Words, sentences and documents can be embedded into spaces that maintain a sense of usage similarity, but work still needs to be done to integrate ontological meaning, which is necessary in order to support reasoning. The lack of a “measurable space” in which to computationally express assertions and events expressed in natural language introduces a challenge to the incorporation of speech and text into computational models.

Limited Representation of Temporal Meaning

Similar to text classification and measuring sentiment, “NLP processed” information is often “time stamped” with the time it was collected or published. NLP extracted dates are frequently left as a sequence of unresolved text tokens. The document date does support “document level” time series analysis (e.g. are more people talking about IBM today than yesterday?), etc. this is just a proxy for what the author is conveying. For example, the author may be referring to an upcoming activity or something that happened in the past.
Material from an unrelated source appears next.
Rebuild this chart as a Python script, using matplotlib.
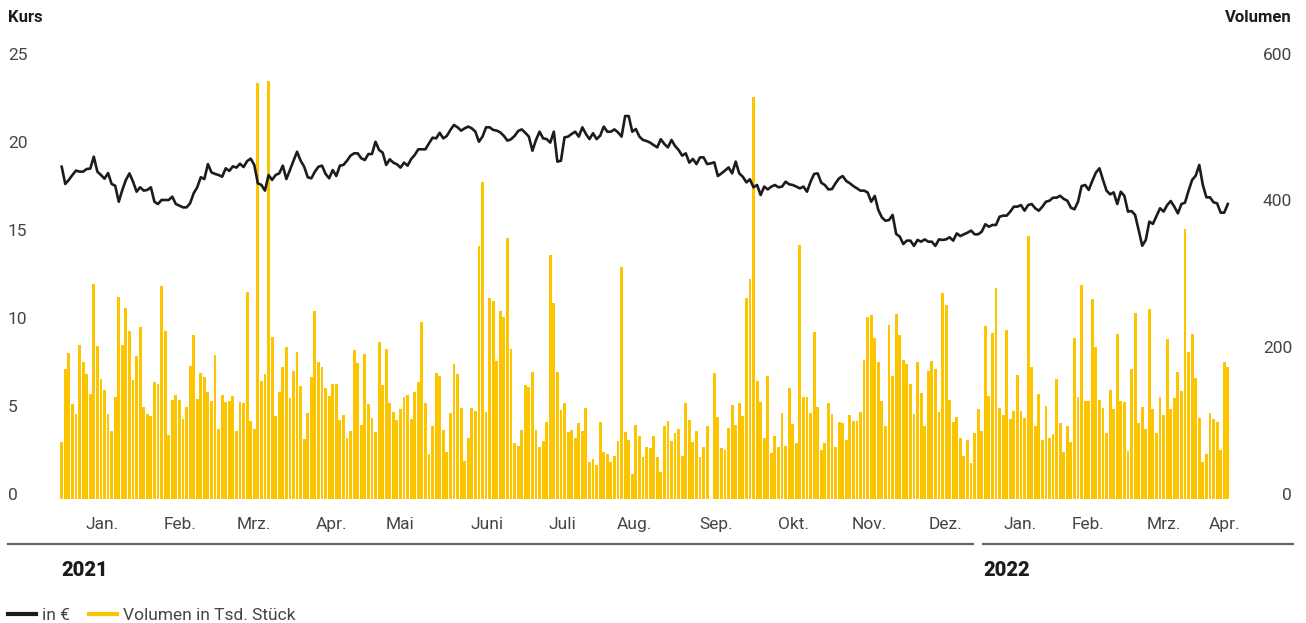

There is a significant amount of information loss or misinformation that can occur by using document “meta dates” instead of extracting the dates expressed by the author, relative dates (e.g. next Monday), and time periods (e.g. the third quarter), transforming them from a sequence of tokens to a computational format such as a time_t or a std:;chrono::duration and associating them with the actions and events being conveyed.

The limited temporal extraction and resolution capabilities of most NLP systems is one of the reasons that they offer limited utility for mission critical solutions and are used instead to support filtering and routing information, helping to identify trends, or transforming information into an alternative, solution specific format for human interpretation such as news readers and alerting systems.

Forge.AI’s Platform

To provide a holistic solution to address these gaps, Forge is developing a set of capabilities which transforms and integrates the real-time monitoring of global information into machine-readable event streams.

The core capabilities — semantic information processing, event extraction and enrichment — are powered by our innovative neural architectures, probabilistic graphical models, and a novel semantic knowledge base that incorporates temporal and probabilistic reasoning capabilities.

Forge’s platform can be divided into four principal sections:

  1. The automated collection of (low latency) source information.
  2. The transformation of the unstructured information into a structured representation.
  3. The semantic resolution of the events, entities and concepts in the structured information.
  4. The transmission of the resolved, structured information to recipients.

At Forge we are creating technologies to enable continuous real-time transformation of the world’s communications into a format that is specifically designed to fuel an AI world. This post provides a broad overview of the science and technologies we are applying to this space. Over the upcoming weeks and months we will be providing technical posts that more deeply explore each of these topic areas.